Я проговариваю все эти слова у себя в мозгу, раскачивая арку мерными, бессмысленными движениями безумца. Так сумасшедшие со связанными за спиной руками, в плену смирительной рубашки, на распутье света и тьмы, сидят и раскачиваются часами, глядя в одну точку и видя то, чего не видят врачи, санитары, посетители.
Нормальные люди слепы. Им нечем видеть.
Зато у меня, кажется, открылся третий глаз, силой которого можно растапливать арктические льды. Им я вижу: наш главный противник в голове каждого из вас. Если мы попытаемся уничтожить его, чтобы спасти вас, вы уничтожите нас, чтобы спасти его. Эта стратагема кажется такой красивой, что я не могу не хихикать. Мой смешок раскатывается по пещере, растет и множится, уходит в унтертон и сливается с голосом горы.
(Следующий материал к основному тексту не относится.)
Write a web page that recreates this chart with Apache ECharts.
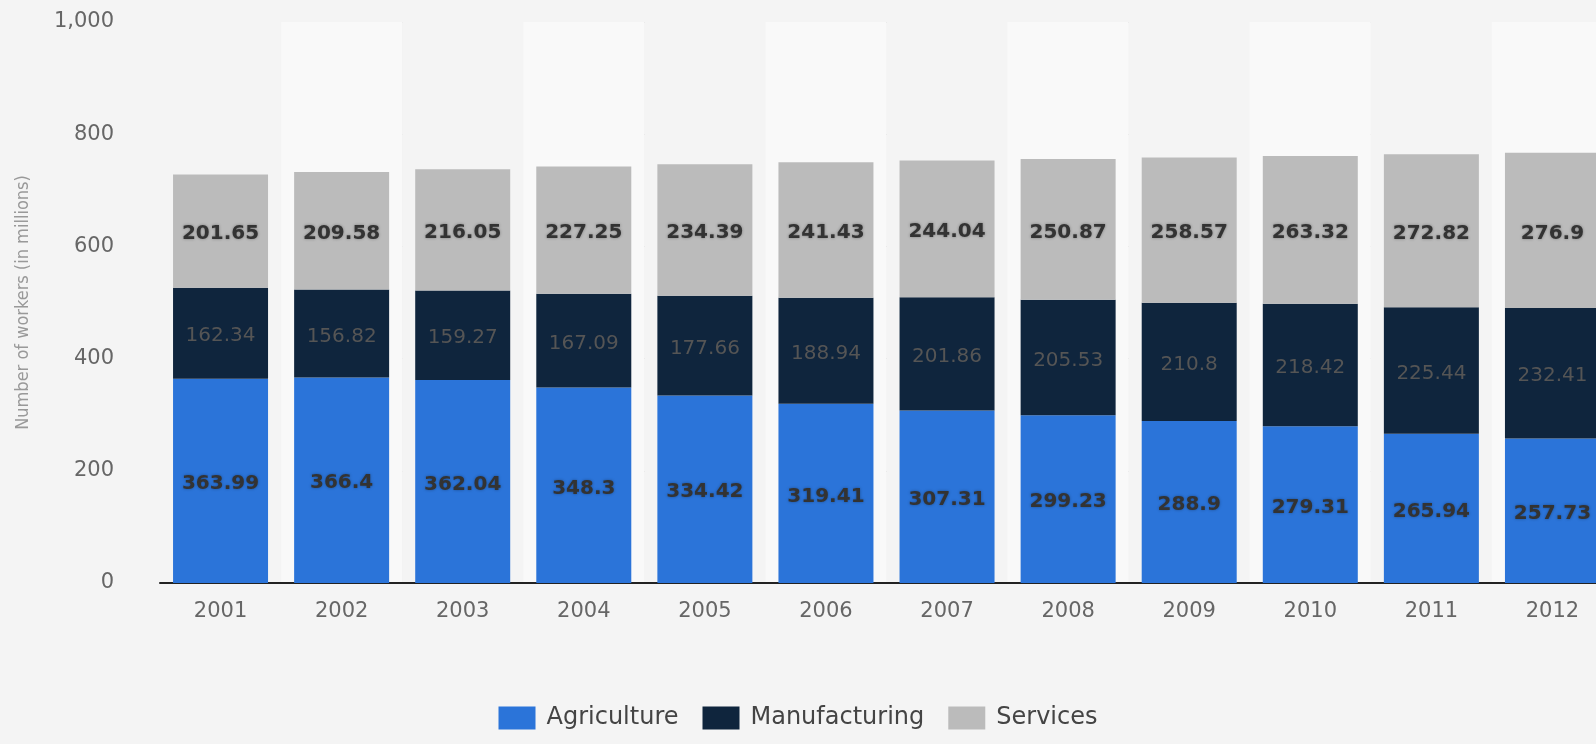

От органного гула, переходящего в ультразвук, Эмиль вскрикивает высоко и резко, как птица, — и приходит в себя.
Глава 4. Мир место изменчивое
Ян
В этих чертовых пещерах легко поверить, что все мы у судьбы в руках. Что одним предназначено умереть здесь, среди шепотов и гула, зарождающихся внутри горы, будто в гигантской глотке. Что другим суждено убить первых, даже если эти другие пришли первых спасти. Что намерения и планы людские ничего не значат перед лицом нияти-вады. Что Клаустра привезла сюда всех — мужа, слугу, пасынка и падчерицу — лишь для того, чтобы неизбежное воплотило себя в них и на них, без жалости и без разбора.
— Ту де свите! — приказывает то ли Клаустра, то ли нияти-вада — ее устами.
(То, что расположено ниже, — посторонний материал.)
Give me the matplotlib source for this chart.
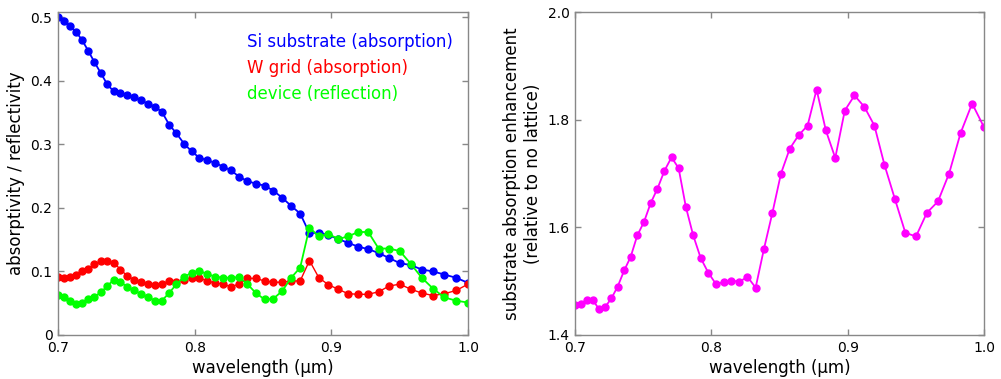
import matplotlib
matplotlib.use("Agg")
import matplotlib.pyplot as plt

plt.rcParams['font.family'] = ['DejaVu Sans']

# wavelengths (µm)
wavelength = [0.7000, 0.7043, 0.7087, 0.7131, 0.7176, 0.7221, 0.7267, 0.7313, 0.7361, 0.7408,
              0.7457, 0.7506, 0.7555, 0.7605, 0.7656, 0.7708, 0.7760, 0.7813, 0.7867, 0.7922,
              0.7977, 0.8033, 0.8090, 0.8147, 0.8206, 0.8265, 0.8325, 0.8386, 0.8448, 0.8511,
              0.8575, 0.8640, 0.8706, 0.8772, 0.8840, 0.8909, 0.8979, 0.9050, 0.9122, 0.9196,
              0.9270, 0.9346, 0.9423, 0.9501, 0.9581, 0.9662, 0.9744, 0.9828, 0.9913, 1.0000]

si_absorption = [0.500, 0.494, 0.486, 0.477, 0.464, 0.447, 0.429, 0.412, 0.394, 0.383,
                 0.381, 0.378, 0.375, 0.369, 0.364, 0.359, 0.351, 0.331, 0.317, 0.301,
                 0.289, 0.279, 0.275, 0.271, 0.265, 0.259, 0.249, 0.242, 0.238, 0.235,
                 0.227, 0.216, 0.203, 0.191, 0.160, 0.161, 0.157, 0.151, 0.145, 0.139,
                 0.135, 0.129, 0.121, 0.113, 0.110, 0.103, 0.100, 0.095, 0.090, 0.082]

w_absorption = [0.091, 0.090, 0.092, 0.095, 0.100, 0.104, 0.111, 0.116, 0.117, 0.114,
                0.103, 0.093, 0.087, 0.084, 0.080, 0.078, 0.080, 0.085, 0.084, 0.087,
                0.090, 0.090, 0.085, 0.082, 0.080, 0.076, 0.080, 0.089, 0.089, 0.085,
                0.083, 0.083, 0.085, 0.085, 0.117, 0.090, 0.079, 0.072, 0.065, 0.064,
                0.064, 0.068, 0.077, 0.080, 0.072, 0.066, 0.062, 0.065, 0.070, 0.080]

device_reflection = [0.063, 0.059, 0.054, 0.048, 0.050, 0.057, 0.060, 0.067, 0.077, 0.087,
                     0.083, 0.076, 0.070, 0.065, 0.060, 0.054, 0.054, 0.066, 0.080, 0.091,
                     0.098, 0.101, 0.096, 0.092, 0.090, 0.090, 0.091, 0.080, 0.066, 0.056,
                     0.057, 0.069, 0.090, 0.106, 0.169, 0.155, 0.159, 0.151, 0.155, 0.162,
                     0.162, 0.136, 0.136, 0.132, 0.112, 0.090, 0.073, 0.059, 0.054, 0.051]

enhancement = [1.455, 1.458, 1.465, 1.465, 1.448, 1.452, 1.468, 1.490, 1.520, 1.545,
               1.585, 1.610, 1.645, 1.672, 1.705, 1.730, 1.710, 1.638, 1.585, 1.543,
               1.516, 1.495, 1.498, 1.501, 1.499, 1.508, 1.488, 1.560, 1.627, 1.700,
               1.746, 1.771, 1.789, 1.856, 1.780, 1.729, 1.817, 1.845, 1.824, 1.789,
               1.716, 1.653, 1.590, 1.583, 1.627, 1.648, 1.700, 1.775, 1.830, 1.786]

x_ticks = [0.7, 0.8, 0.9, 1.0]
x_ticklabels = ['0.7', '0.8', '0.9', '1.0']
left_yticks = [0, 0.1, 0.2, 0.3, 0.4, 0.5]
left_yticklabels = ['0', '0.1', '0.2', '0.3', '0.4', '0.5']
right_yticks = [1.4, 1.6, 1.8, 2.0]
right_yticklabels = ['1.4', '1.6', '1.8', '2.0']

W, H = 1001, 379
fig = plt.figure(figsize=(W / 100, H / 100), dpi=100)
ax1 = fig.add_axes([58 / W, (H - 335) / H, 410 / W, 323 / H])
ax2 = fig.add_axes([575 / W, (H - 335) / H, 409 / W, 323 / H])

spine_col = '#888888'
for ax in (ax1, ax2):
    for s in ax.spines.values():
        s.set_color(spine_col)
        s.set_linewidth(1.0)
    ax.tick_params(direction='in', top=True, right=True, length=4, width=1,
                   color=spine_col, labelsize=10, pad=4)
    ax.set_xlim(0.7, 1.0)
    ax.set_xticks(x_ticks)
    ax.set_xticklabels(x_ticklabels)
    ax.set_xlabel('wavelength (µm)', fontsize=12, labelpad=3)

ms = 5
ax1.plot(wavelength, si_absorption, '-o', color='#0000ff', lw=1.3, ms=ms, mec='#0000ff')
ax1.plot(wavelength, w_absorption, '-o', color='#ff0000', lw=1.0, ms=ms, mec='#ff0000')
ax1.plot(wavelength, device_reflection, '-o', color='#00ff00', lw=1.3, ms=ms, mec='#00ff00')
ax1.set_ylim(0, 0.508)
ax1.set_yticks(left_yticks)
ax1.set_yticklabels(left_yticklabels)
ax1.set_ylabel('absorptivity / reflectivity', fontsize=12, labelpad=4)

ax1.text(0.461, 0.907, 'Si substrate (absorption)', color='#0000ff', fontsize=12,
         transform=ax1.transAxes, ha='left', va='center')
ax1.text(0.461, 0.827, 'W grid (absorption)', color='#ff0000', fontsize=12,
         transform=ax1.transAxes, ha='left', va='center')
ax1.text(0.461, 0.745, 'device (reflection)', color='#00ff00', fontsize=12,
         transform=ax1.transAxes, ha='left', va='center')

ax2.plot(wavelength, enhancement, '-o', color='#ff00ff', lw=1.3, ms=ms, mec='#ff00ff')
ax2.set_ylim(1.4, 2.0)
ax2.set_yticks(right_yticks)
ax2.set_yticklabels(right_yticklabels)
ax2.set_ylabel('substrate absorption enhancement\n(relative to no lattice)', fontsize=12,
               labelpad=4)

fig.savefig('out.png', dpi=100)
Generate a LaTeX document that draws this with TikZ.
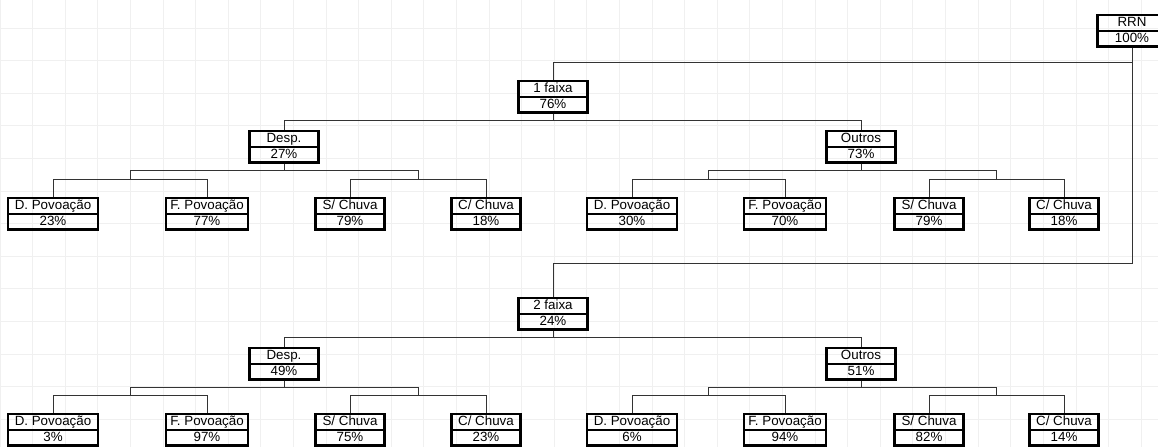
\documentclass[tikz,border=0pt]{standalone}
\usepackage{fontspec}
\setmainfont{Liberation Sans}
\usetikzlibrary{shapes.multipart}

% strut giving each row of a box the same height
\newcommand{\rowstrut}{\rule[-0.10cm]{0pt}{0.40cm}}

\begin{document}
\begin{tikzpicture}[
        x=0.03cm, y=-0.03cm,
        every node/.style={font=\fontsize{11.4}{13}\selectfont},
        catbox/.style={draw, rectangle split, rectangle split parts=2, line width=2pt, minimum width=2.07cm, inner xsep=0pt, inner ysep=0pt, anchor=north},
        dpbox/.style={catbox, minimum width=2.7cm},
        fpbox/.style={catbox, minimum width=2.46cm},
        treeline/.style={-, line width=0.8pt, black!80},
        gridline/.style={black!6, line width=0.6pt}
    ]
        \useasboundingbox (0,0) rectangle (1158,446);

        % Background grid
        \draw[gridline, step=0.978cm, yshift=0.138cm] (0,-20) grid (1180,470);

        % Root
        \node[catbox] (rrn) at (1132,14) {\rowstrut RRN \nodepart{two}\rowstrut 100\%};

        % First level - faixas
        \node[catbox] (f1) at (553,80) {\rowstrut 1 faixa \nodepart{two}\rowstrut 76\%};
        \node[catbox] (f2) at (553,297) {\rowstrut 2 faixa \nodepart{two}\rowstrut 24\%};

        % Second level - Desp. / Outros
        \node[catbox] (desp1) at (284,130) {\rowstrut Desp. \nodepart{two}\rowstrut 27\%};
        \node[catbox] (out1) at (861,130) {\rowstrut Outros \nodepart{two}\rowstrut 73\%};
        \node[catbox] (desp2) at (284,347) {\rowstrut Desp. \nodepart{two}\rowstrut 49\%};
        \node[catbox] (out2) at (861,347) {\rowstrut Outros \nodepart{two}\rowstrut 51\%};

        % Leaves - 1 faixa
        \node[dpbox] (d1dp) at (53,197) {\rowstrut D. Povoação \nodepart{two}\rowstrut 23\%};
        \node[fpbox] (d1fp) at (207,197) {\rowstrut F. Povoação \nodepart{two}\rowstrut 77\%};
        \node[catbox] (d1sc) at (350,197) {\rowstrut S/ Chuva \nodepart{two}\rowstrut 79\%};
        \node[catbox] (d1cc) at (486,197) {\rowstrut C/ Chuva \nodepart{two}\rowstrut 18\%};
        \node[dpbox] (o1dp) at (632,197) {\rowstrut D. Povoação \nodepart{two}\rowstrut 30\%};
        \node[fpbox] (o1fp) at (785,197) {\rowstrut F. Povoação \nodepart{two}\rowstrut 70\%};
        \node[catbox] (o1sc) at (929,197) {\rowstrut S/ Chuva \nodepart{two}\rowstrut 79\%};
        \node[catbox] (o1cc) at (1064,197) {\rowstrut C/ Chuva \nodepart{two}\rowstrut 18\%};

        % Leaves - 2 faixa
        \node[dpbox] (d2dp) at (53,413) {\rowstrut D. Povoação \nodepart{two}\rowstrut 3\%};
        \node[fpbox] (d2fp) at (207,413) {\rowstrut F. Povoação \nodepart{two}\rowstrut 97\%};
        \node[catbox] (d2sc) at (350,413) {\rowstrut S/ Chuva \nodepart{two}\rowstrut 75\%};
        \node[catbox] (d2cc) at (486,413) {\rowstrut C/ Chuva \nodepart{two}\rowstrut 23\%};
        \node[dpbox] (o2dp) at (632,413) {\rowstrut D. Povoação \nodepart{two}\rowstrut 6\%};
        \node[fpbox] (o2fp) at (785,413) {\rowstrut F. Povoação \nodepart{two}\rowstrut 94\%};
        \node[catbox] (o2sc) at (929,413) {\rowstrut S/ Chuva \nodepart{two}\rowstrut 82\%};
        \node[catbox] (o2cc) at (1064,413) {\rowstrut C/ Chuva \nodepart{two}\rowstrut 14\%};

        % Junctions
        \coordinate (j1a) at (130,179);
        \coordinate (j1b) at (418,179);
        \coordinate (j1c) at (708,179);
        \coordinate (j1d) at (996,179);
        \coordinate (j2a) at (130,395);
        \coordinate (j2b) at (418,395);
        \coordinate (j2c) at (708,395);
        \coordinate (j2d) at (996,395);

        % Tree edges
        \draw[treeline] (rrn.south) -- ++(0,15) -| (f1.north);
        \draw[treeline] (rrn.south) -- ++(0,216) -| (f2.north);

        \draw[treeline] (f1.south) -- ++(0,7) -| (desp1.north);
        \draw[treeline] (f1.south) -- ++(0,7) -| (out1.north);
        \draw[treeline] (f2.south) -- ++(0,7) -| (desp2.north);
        \draw[treeline] (f2.south) -- ++(0,7) -| (out2.north);

        \draw[treeline] (desp1.south) -- ++(0,7) -| (j1a);
        \draw[treeline] (desp1.south) -- ++(0,7) -| (j1b);
        \draw[treeline] (out1.south) -- ++(0,7) -| (j1c);
        \draw[treeline] (out1.south) -- ++(0,7) -| (j1d);
        \draw[treeline] (desp2.south) -- ++(0,7) -| (j2a);
        \draw[treeline] (desp2.south) -- ++(0,7) -| (j2b);
        \draw[treeline] (out2.south) -- ++(0,7) -| (j2c);
        \draw[treeline] (out2.south) -- ++(0,7) -| (j2d);

        \draw[treeline] (j1a) -| (d1dp.north);
        \draw[treeline] (j1a) -| (d1fp.north);
        \draw[treeline] (j1b) -| (d1sc.north);
        \draw[treeline] (j1b) -| (d1cc.north);
        \draw[treeline] (j1c) -| (o1dp.north);
        \draw[treeline] (j1c) -| (o1fp.north);
        \draw[treeline] (j1d) -| (o1sc.north);
        \draw[treeline] (j1d) -| (o1cc.north);

        \draw[treeline] (j2a) -| (d2dp.north);
        \draw[treeline] (j2a) -| (d2fp.north);
        \draw[treeline] (j2b) -| (d2sc.north);
        \draw[treeline] (j2b) -| (d2cc.north);
        \draw[treeline] (j2c) -| (o2dp.north);
        \draw[treeline] (j2c) -| (o2fp.north);
        \draw[treeline] (j2d) -| (o2sc.north);
        \draw[treeline] (j2d) -| (o2cc.north);

    \end{tikzpicture}
\end{document}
Слова жены явно адресованы мужу. Она разговаривает с ним по-французски, надеясь, что ни я, ни Джон не знаем французского — мы и не знаем. Но это выражение мне знакомо: оно значит «сейчас». И наверняка предполагает что-то убийственное. Вот только для кого?
Ребис, легко отстранив спящего с открытыми глазами туга, движется ко мне. Я замираю, точно добыча перед змеей — завороженно наблюдаю, как летящая навстречу смерть выворачивает ядовитые зубы из широко раскрытой пасти. Луч света делает его лицо голубовато-бледным, словно луна, а глаза прозрачными, как озера среди скал. Губы безумного гермафродита произносят речи, которые я слышу, но не узнаю ни слова. Иностранный язык? Латынь? Санскрит?
— Ян, — напряженным голосом произносит Джон, — заткни ему пасть.
— Нет! — возражаю я. Я? Возражаю Джону, да еще в такой момент? Я что, спятил? — Нет, Джон, пусть договорит.
— Он тебя гипнотизирует. Это опасно! Скорее, Ян.
Ребис, точно не слыша слов своего первенца, проходит мимо меня, продолжая нараспев свои… заклинания? песнопения? Порой они переходят в низкий рык, в горловое пение, в звук варгана. Когда Кадош оказывается в нескольких сантиметрах от меня, я вижу, что по вискам его катится пот — крупными каплями, как будто мы не в холодном каменном брюхе горы, а в жарко натопленной бане. Я отступаю, чтобы не мешать Ребису. Нельзя прерывать процесс на середине, чем бы этот процесс ни был.
Мне представляется наполовину отформатированный диск, с оборванными связями и полустертыми файлами, недееспособный, больной, безнадежный. Руины прежней личности, кладбище для некогда мощного двойного интеллекта.